**What you will do:**
Can you print the data exactly and leave out each image?

**Available data:**
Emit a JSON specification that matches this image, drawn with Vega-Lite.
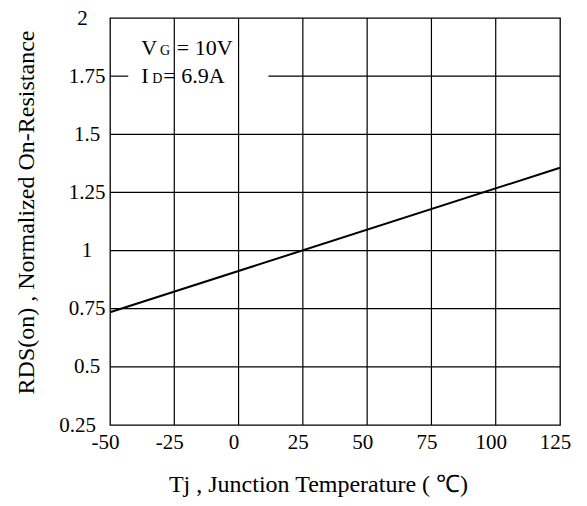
{
  "$schema": "https://vega.github.io/schema/vega-lite/v6.json",
  "width": 450,
  "height": 407,
  "autosize": {"type": "none"},
  "padding": {"left": 110, "top": 18, "right": 27, "bottom": 81},
  "background": "white",
  "config": {
    "view": {"stroke": "black", "strokeWidth": 1.3},
    "font": "Liberation Serif",
    "axis": {"labelColor": "black", "titleColor": "black", "titleFontWeight": "normal", "labelFont": "Liberation Serif", "titleFont": "Liberation Serif"}
  },
  "datasets": {
    "vgrid": [{"x": -25}, {"x": 0}, {"x": 25}, {"x": 50}, {"x": 75}, {"x": 100}],
    "hgrid": [{"y": 0.5}, {"y": 0.75}, {"y": 1.0}, {"y": 1.25}, {"y": 1.5}],
    "hgridsplit": [{"y": 1.75, "x": -50, "x2": -42.9}, {"y": 1.75, "x": 11.6, "x2": 125}],
    "curve": [{"x": -50, "y": 0.735}, {"x": 125, "y": 1.356}],
    "big": [
      {"x": -37.8, "y": 1.842, "s": "V"},
      {"x": -24.0, "y": 1.842, "s": "= 10V"},
      {"x": -37.8, "y": 1.72, "s": "I"},
      {"x": -29.3, "y": 1.72, "s": "= 6.9A"}
    ],
    "small": [
      {"x": -30.6, "y": 1.842, "s": "G"},
      {"x": -33.6, "y": 1.72, "s": "D"}
    ]
  },
  "encoding": {
    "x": {
      "field": "x", "type": "quantitative",
      "scale": {"domain": [-50, 125], "nice": false, "zero": false},
      "axis": {
        "values": [-50, -25, 0, 25, 50, 75, 100, 125],
        "labelExpr": "'' + datum.value",
        "grid": false, "domain": false, "ticks": false, "tickSize": 0,
        "labelFontSize": 21, "labelPadding": 6, "labelOffset": -5, "labelFlush": false,
        "title": "Tj , Junction Temperature ( ℃)",
        "titleFontSize": 24, "titleX": 208, "titleY": 66,
        "titleAlign": "center", "titleBaseline": "alphabetic", "titleAnchor": null
      }
    },
    "y": {
      "field": "y", "type": "quantitative",
      "scale": {"domain": [0.25, 2], "nice": false, "zero": false},
      "axis": {
        "values": [0.25, 0.5, 0.75, 1, 1.25, 1.5, 1.75, 2],
        "labelExpr": "'' + datum.value",
        "grid": false, "domain": false, "ticks": false, "tickSize": 0,
        "labelFontSize": 21, "labelAlign": "center",
        "labelPadding": {"condition": [{"test": "datum.value == 0.25", "value": 33}, {"test": "datum.value == 2", "value": 28}], "value": 23.5},
        "labelFlush": false,
        "title": "RDS(on) , Normalized On-Resistance",
        "titleFontSize": 24, "titleX": -84, "titleY": 194, "titleAngle": -90,
        "titleAlign": "center", "titleBaseline": "middle", "titleAnchor": null
      }
    }
  },
  "layer": [
    {
      "data": {"name": "vgrid"},
      "mark": {"type": "rule", "color": "black", "strokeWidth": 1.2},
      "encoding": {"y": null}
    },
    {
      "data": {"name": "hgrid"},
      "mark": {"type": "rule", "color": "black", "strokeWidth": 1.2},
      "encoding": {"x": null}
    },
    {
      "data": {"name": "hgridsplit"},
      "mark": {"type": "rule", "color": "black", "strokeWidth": 1.2},
      "encoding": {"x2": {"field": "x2"}}
    },
    {
      "data": {"name": "curve"},
      "mark": {"type": "line", "color": "black", "strokeWidth": 2},
      "encoding": {}
    },
    {
      "data": {"name": "big"},
      "mark": {"type": "text", "align": "left", "baseline": "alphabetic", "fontSize": 22, "color": "black", "font": "Liberation Serif"},
      "encoding": {"text": {"field": "s"}}
    },
    {
      "data": {"name": "small"},
      "mark": {"type": "text", "align": "left", "baseline": "alphabetic", "fontSize": 14, "color": "black", "font": "Liberation Serif"},
      "encoding": {"text": {"field": "s"}}
    }
  ]
}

**Result of the task:**
Emit a JSON specification that matches this image, drawn with Vega-Lite.
{
  "$schema": "https://vega.github.io/schema/vega-lite/v6.json",
  "width": 450,
  "height": 407,
  "autosize": {"type": "none"},
  "padding": {"left": 110, "top": 18, "right": 27, "bottom": 81},
  "background": "white",
  "config": {
    "view": {"stroke": "black", "strokeWidth": 1.3},
    "font": "Liberation Serif",
    "axis": {"labelColor": "black", "titleColor": "black", "titleFontWeight": "normal", "labelFont": "Liberation Serif", "titleFont": "Liberation Serif"}
  },
  "datasets": {
    "vgrid": [{"x": -25}, {"x": 0}, {"x": 25}, {"x": 50}, {"x": 75}, {"x": 100}],
    "hgrid": [{"y": 0.5}, {"y": 0.75}, {"y": 1.0}, {"y": 1.25}, {"y": 1.5}],
    "hgridsplit": [{"y": 1.75, "x": -50, "x2": -42.9}, {"y": 1.75, "x": 11.6, "x2": 125}],
    "curve": [{"x": -50, "y": 0.735}, {"x": 125, "y": 1.356}],
    "big": [
      {"x": -37.8, "y": 1.842, "s": "V"},
      {"x": -24.0, "y": 1.842, "s": "= 10V"},
      {"x": -37.8, "y": 1.72, "s": "I"},
      {"x": -29.3, "y": 1.72, "s": "= 6.9A"}
    ],
    "small": [
      {"x": -30.6, "y": 1.842, "s": "G"},
      {"x": -33.6, "y": 1.72, "s": "D"}
    ]
  },
  "encoding": {
    "x": {
      "field": "x", "type": "quantitative",
      "scale": {"domain": [-50, 125], "nice": false, "zero": false},
      "axis": {
        "values": [-50, -25, 0, 25, 50, 75, 100, 125],
        "labelExpr": "'' + datum.value",
        "grid": false, "domain": false, "ticks": false, "tickSize": 0,
        "labelFontSize": 21, "labelPadding": 6, "labelOffset": -5, "labelFlush": false,
        "title": "Tj , Junction Temperature ( ℃)",
        "titleFontSize": 24, "titleX": 208, "titleY": 66,
        "titleAlign": "center", "titleBaseline": "alphabetic", "titleAnchor": null
      }
    },
    "y": {
      "field": "y", "type": "quantitative",
      "scale": {"domain": [0.25, 2], "nice": false, "zero": false},
      "axis": {
        "values": [0.25, 0.5, 0.75, 1, 1.25, 1.5, 1.75, 2],
        "labelExpr": "'' + datum.value",
        "grid": false, "domain": false, "ticks": false, "tickSize": 0,
        "labelFontSize": 21, "labelAlign": "center",
        "labelPadding": {"condition": [{"test": "datum.value == 0.25", "value": 33}, {"test": "datum.value == 2", "value": 28}], "value": 23.5},
        "labelFlush": false,
        "title": "RDS(on) , Normalized On-Resistance",
        "titleFontSize": 24, "titleX": -84, "titleY": 194, "titleAngle": -90,
        "titleAlign": "center", "titleBaseline": "middle", "titleAnchor": null
      }
    }
  },
  "layer": [
    {
      "data": {"name": "vgrid"},
      "mark": {"type": "rule", "color": "black", "strokeWidth": 1.2},
      "encoding": {"y": null}
    },
    {
      "data": {"name": "hgrid"},
      "mark": {"type": "rule", "color": "black", "strokeWidth": 1.2},
      "encoding": {"x": null}
    },
    {
      "data": {"name": "hgridsplit"},
      "mark": {"type": "rule", "color": "black", "strokeWidth": 1.2},
      "encoding": {"x2": {"field": "x2"}}
    },
    {
      "data": {"name": "curve"},
      "mark": {"type": "line", "color": "black", "strokeWidth": 2},
      "encoding": {}
    },
    {
      "data": {"name": "big"},
      "mark": {"type": "text", "align": "left", "baseline": "alphabetic", "fontSize": 22, "color": "black", "font": "Liberation Serif"},
      "encoding": {"text": {"field": "s"}}
    },
    {
      "data": {"name": "small"},
      "mark": {"type": "text", "align": "left", "baseline": "alphabetic", "fontSize": 14, "color": "black", "font": "Liberation Serif"},
      "encoding": {"text": {"field": "s"}}
    }
  ]
}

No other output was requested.